Zirconium carbide (ZrC) is an important ultra-high temperature ceramic due to its refractory properties. It is commonly synthesized via carbothermal reduction of zirconia above 1657 °C according to the reaction ZrO2 (s)+3C (s)→ZrC (s)+2CO (g). Contrary to this reaction, prior research indicates that carbon monoxide (CO) is the responsible species for carburizing ZrO2 to form ZrC. To explore this reaction pathway, investigations were performed by making two mixed phase pellets with 3 mol% yttria-stabilized zirconia (YSZ) and graphite.
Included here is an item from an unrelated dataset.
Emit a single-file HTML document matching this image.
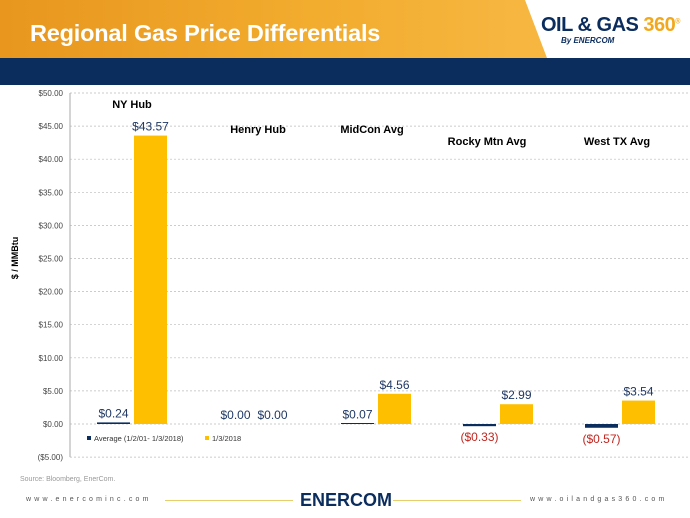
<!DOCTYPE html>
<html><head><meta charset="utf-8"><style>
body{margin:0;width:690px;height:518px;overflow:hidden;background:#fff;font-family:"Liberation Sans",Arial,sans-serif;position:relative}
.hdr{position:absolute;left:0;top:0;width:690px;height:58px;background:linear-gradient(90deg,#e8961e 0%,#f2ac2e 45%,#f6b640 75%,#f4b23a 100%)}
.title{position:absolute;left:30px;top:20px;color:#fff;font-weight:bold;font-size:23.5px;letter-spacing:-0.2px}
.logo{position:absolute;left:525px;top:0;width:165px;height:58px;background:#fff;clip-path:polygon(0 0,100% 0,100% 100%,22px 100%,22px 100%,0 0)}
.band{position:absolute;left:0;top:58px;width:690px;height:27px;background:#0b2d5e}
</style></head><body>
<div class="hdr"></div>
<div class="title">Regional Gas Price Differentials</div>
<div class="logo">
<div style="position:absolute;left:16px;top:14px;font-weight:bold;font-size:20px;color:#0b2d5e;letter-spacing:-0.5px">OIL &amp; GAS <span style="color:#f2a81d">360</span><sup style="font-size:7px;color:#f2a81d">®</sup></div>
<div style="position:absolute;left:36px;top:36px;font-weight:bold;font-style:italic;font-size:8px;color:#0b2d5e">By ENERCOM</div>
</div>
<div class="band"></div>
<svg id="chart" width="690" height="518" style="position:absolute;left:0;top:0"></svg>
<div style="position:absolute;left:20px;top:476px;font-size:7px;color:#999">Source: Bloomberg, EnerCom.</div>
<div style="position:absolute;left:26px;top:496px;font-size:7px;color:#555;letter-spacing:3.2px">www.enercominc.com</div>
<div style="position:absolute;left:165px;top:500px;width:128px;height:1px;background:#e6cf6a"></div>
<div style="position:absolute;left:300px;top:490px;font-weight:bold;font-size:18px;color:#0b2d5e">ENERCOM</div>
<div style="position:absolute;left:393px;top:500px;width:128px;height:1px;background:#e6cf6a"></div>
<div style="position:absolute;left:530px;top:496px;font-size:7px;color:#555;letter-spacing:3.2px">www.oilandgas360.com</div>
<script>
const categories=["NY Hub","Henry Hub","MidCon Avg","Rocky Mtn Avg","West TX Avg"];
const avgValues=[0.24,0,0.07,-0.33,-0.57];
const dayValues=[43.57,0,4.56,2.99,3.54];
const tickValues=[-5,0,5,10,15,20,25,30,35,40,45,50];
const catLabelY=[108,133,133,145,145];
const NS="http://www.w3.org/2000/svg";
const svg=document.getElementById('chart');
const x0=70,x1=690,yTop=93,yZero=424;
const y=v=>yZero-(v)*(yZero-yTop)/50;
const gw=122,firstCenter=132;
const labelShift=[0,4,-4,-11,-3];
function mk(t,a){const e=document.createElementNS(NS,t);for(const k in a)e.setAttribute(k,a[k]);svg.appendChild(e);return e;}
const fmt=v=>v<0?"($"+Math.abs(v).toFixed(2)+")":"$"+v.toFixed(2);
tickValues.forEach(t=>{
  const g=mk('line',{x1:x0,x2:x1,y1:y(t),y2:y(t),stroke:'#bbb','stroke-dasharray':'2,2','stroke-width':0.7});
  
  
  const l=mk('text',{x:x0-7,y:y(t)+3,'text-anchor':'end','font-size':8,fill:'#444'});
  l.textContent=t<0?"($"+Math.abs(t).toFixed(2)+")":"$"+t.toFixed(2);
  
  
});
const ax=mk('line',{x1:x0,x2:x0,y1:yTop,y2:y(-5),stroke:'#aaa','stroke-width':1});


const yt=mk('text',{x:18,y:258,'text-anchor':'middle','font-size':9,'font-weight':'bold',fill:'#000',transform:'rotate(-90 18 258)'});
yt.textContent='$ / MMBtu';


const bw=33;
categories.forEach((c,i)=>{
  const cx=firstCenter+gw*i;
  const a=avgValues[i],d=dayValues[i];
  const ah=a===0?0:Math.max(Math.abs(y(a)-y(0)),1);
  const ab=mk('rect',{x:cx-bw-2,y:a<0?y(0):y(0)-ah,width:bw,height:ah,fill:'#0b2d5e'});
  
  
  const db=mk('rect',{x:cx+2,y:Math.min(y(d),y(0)),width:bw,height:Math.abs(y(d)-y(0)),fill:'#fdbf00'});
  
  
  const al=mk('text',{x:cx-bw/2-2,y:a<0?y(a)+15:y(a)-5,'text-anchor':'middle','font-size':12,fill:a<0?'#c0261f':'#1f3864'});
  al.textContent=fmt(a);
  
  
  const dl=mk('text',{x:cx+bw/2+2,y:y(d)-5,'text-anchor':'middle','font-size':12,fill:'#1f3864'});
  dl.textContent=fmt(d);
  
  
  const cl=mk('text',{x:cx+labelShift[i],y:catLabelY[i],'text-anchor':'middle','font-size':11,'font-weight':'bold',fill:'#000'});
  cl.textContent=c;
  
  
});
const l1=mk('rect',{x:87,y:436,width:4,height:4,fill:'#0b2d5e'});


const t1=mk('text',{x:94,y:441,'font-size':7.5,fill:'#333'});t1.textContent='Average (1/2/01- 1/3/2018)';


const l2=mk('rect',{x:205,y:436,width:4,height:4,fill:'#fdbf00'});


const t2=mk('text',{x:212,y:441,'font-size':7.5,fill:'#333'});t2.textContent='1/3/2018';


</script>
</body></html>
Both had an upper half made of YSZ. The lower half of one sample consisted of finely mixed YSZ and graphite powder whereas the other was pure graphite. Similar experiments were conducted with sintered YSZ pellets on top. After heat treatment at 1800 °C, X-ray diffraction analysis revealed higher ZrC conversion for the YSZ pellet face in direct contact with pure graphite. This contradicts the previous work as one would assume higher ZrC yield for YSZ pellet in direct contact with YSZ/graphite mix as they produce more CO upon reaction. Lastly, diffusional experiments showed conversion to be highly localized to a depth of ∼25 μm. This is in close agreement with calculations for carbon diffusion in YSZ based on a diffusion coefficient (D)=3×10−14 m2/s, which confirms solid–solid reaction rather than solid–gas reaction.